The worldwide-cultivated chicory (Cichorium intybus L.) produces food and beneficial compounds, and young pre-flowering inflorescence stems are newly marketed vegetables. These sink-organs undergo growth by metabolizing sugars of leaf origin; the carbohydrate content and sweetness are crucial aspects for consumers’ nutrition and acceptance. NMR profiling of 31 hydrosoluble phytochemicals showed that stem contents varied as influenced by genotype, environment and interaction, and that higher sucrose levels were associated with the sweeter of two landraces. Integrative analyses of metabolic and transcriptomic profile variations allowed the dissection of sucrose pathway. Overall, 427 and 23 unigenes respectively fell into the categories of sucrose metabolism and sugar carriers. Among 10 differentially expressed genes, the 11474/sucrose synthase, 53458/fructokinase, 9306 and 17035/hexokinases, and 20171/SWEET-type genes significantly associated to sugar content variation, and deduced proteins were characterised in silico. Correlation analyses encompassing sugar level variation, expressions of the former genes and of computationally assigned transcription factors (10938/NAC, 14712/bHLH, 40133/TALE and 17846/MIKC) revealed a gene network. The latter was minimally affected by the environment and accomplished with markers, representing a resource for biological studies and breeding.
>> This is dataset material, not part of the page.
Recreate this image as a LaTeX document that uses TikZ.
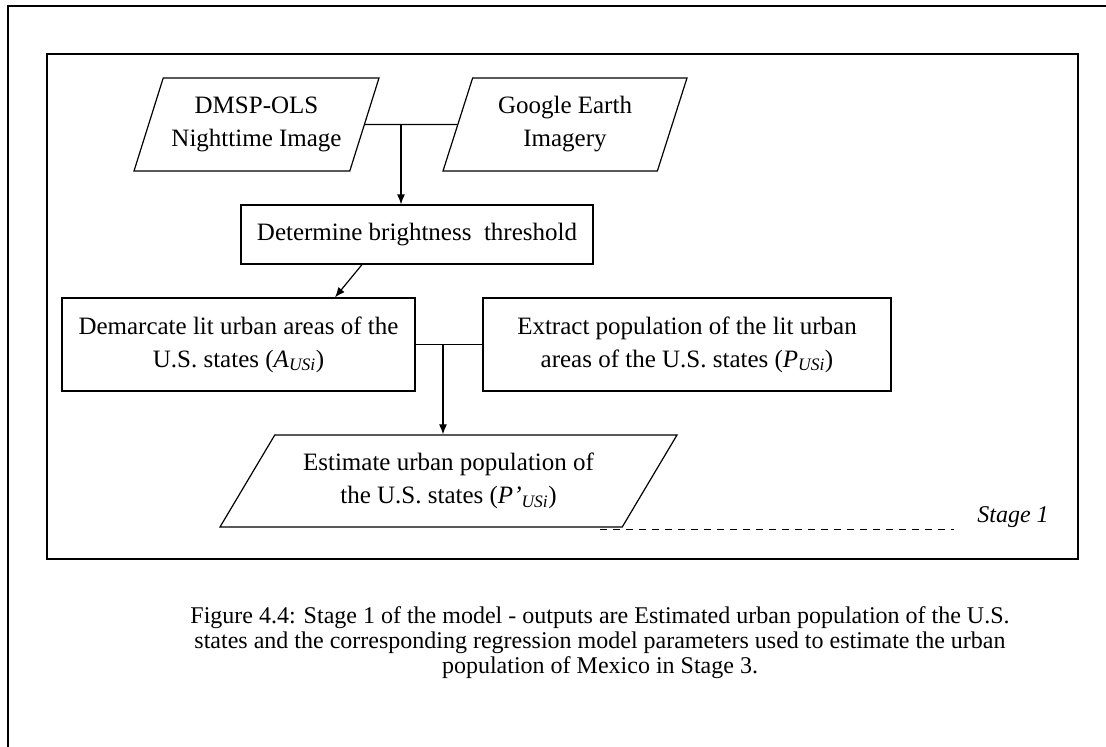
\documentclass[tikz,border=0pt]{standalone}
\usepackage{fontspec}
\setmainfont{Liberation Serif}
\usetikzlibrary{shapes.geometric,arrows.meta}
\begin{document}
\begin{tikzpicture}[x=1pt, y=-1pt, >={Latex[length=10pt,width=8pt]},
		box/.style={draw, line width=1.2pt, align=center, inner sep=0pt, font=\fontsize{25}{33}\selectfont},
		iobox/.style={box, trapezium, trapezium stretches body},
		link/.style={line width=1.2pt}]
			\useasboundingbox (0,0) rectangle (1106,747);
			%frames
			\draw[line width=2pt] (8,747) -- (8,6) -- (1106,6);
			\draw[line width=2pt] (47,54) rectangle (1078,559);
			
			%inputs
			\node[iobox, trapezium left angle=62, trapezium right angle=118, minimum width=245pt, minimum height=93pt] (dmsp) at (256.5,124.5){DMSP-OLS\\Nighttime Image};
			\node[iobox, trapezium left angle=62, trapezium right angle=118, minimum width=244pt, minimum height=93pt] (gearth) at (565,124.5){Google Earth\\Imagery};
			\coordinate (join1) at (401,124.5);
			
			%processing
			\node[box, minimum width=352pt, minimum height=59pt] (thresh) at (417,234.5){Determine brightness \ threshold};
			\node[box, minimum width=353pt, minimum height=93pt] (demarc) at (238.5,344.5){Demarcate lit urban areas of the\\U.S. states (\textit{A}\textsubscript{\textit{USi}})};
			\node[box, minimum width=408pt, minimum height=93pt] (extract) at (687,344.5){Extract population of the lit urban\\areas of the U.S. states (\textit{P}\textsubscript{\textit{USi}})};
			\coordinate (join2) at (443,344.5);
			
			%output
			\node[iobox, trapezium left angle=45.6, trapezium right angle=134.4, minimum width=457pt, minimum height=92pt] (estim) at (448.5,481){Estimate urban population of\\the U.S. states (\textit{P'}\textsubscript{\textit{USi}})};
			
			\draw[link] (dmsp.east) -- (gearth.west);
			\draw[link, ->] (join1) -- (join1 |- thresh.north);
			\draw[link, ->] ([xshift=-55pt]thresh.south) -- ([xshift=96.5pt]demarc.north);
			\draw[link] (demarc.east) -- (extract.west);
			\draw[link, ->] (join2) -- (join2 |- estim.north);
			
			\draw[line width=0.9pt, dash pattern=on 7pt off 6pt] (600,529) -- (954,529);
			\node[font=\fontsize{24}{28}\selectfont\itshape] (stage) at (1013,517){Stage 1};
			
			\node[align=center, font=\fontsize{24}{25}\selectfont] (caption) at (600,643){Figure 4.4: Stage 1 of the model - outputs are Estimated urban population of the U.S.\\states and the corresponding regression model parameters used to estimate the urban\\population of Mexico in Stage 3.};
		\end{tikzpicture}
\end{document}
Integrative analysis combining metabolic and gene transcription profiles were used to give insights into chicory stem sugar metabolism of two landraces grown in different sites in order to define a gene network subtending sugar content differences. [Display omitted] •Sugar sink of stems was studied in chicories diverging for sugar content.•Sucrose level and sweetness were affected by the genotype, site and interactions.•Catabolism/transport gene expression variations associated to sucrose differences.•Transcription factors were in silico assigned to build a gene-metabolite network.•The network was unaffected by the environment and provided gene markers.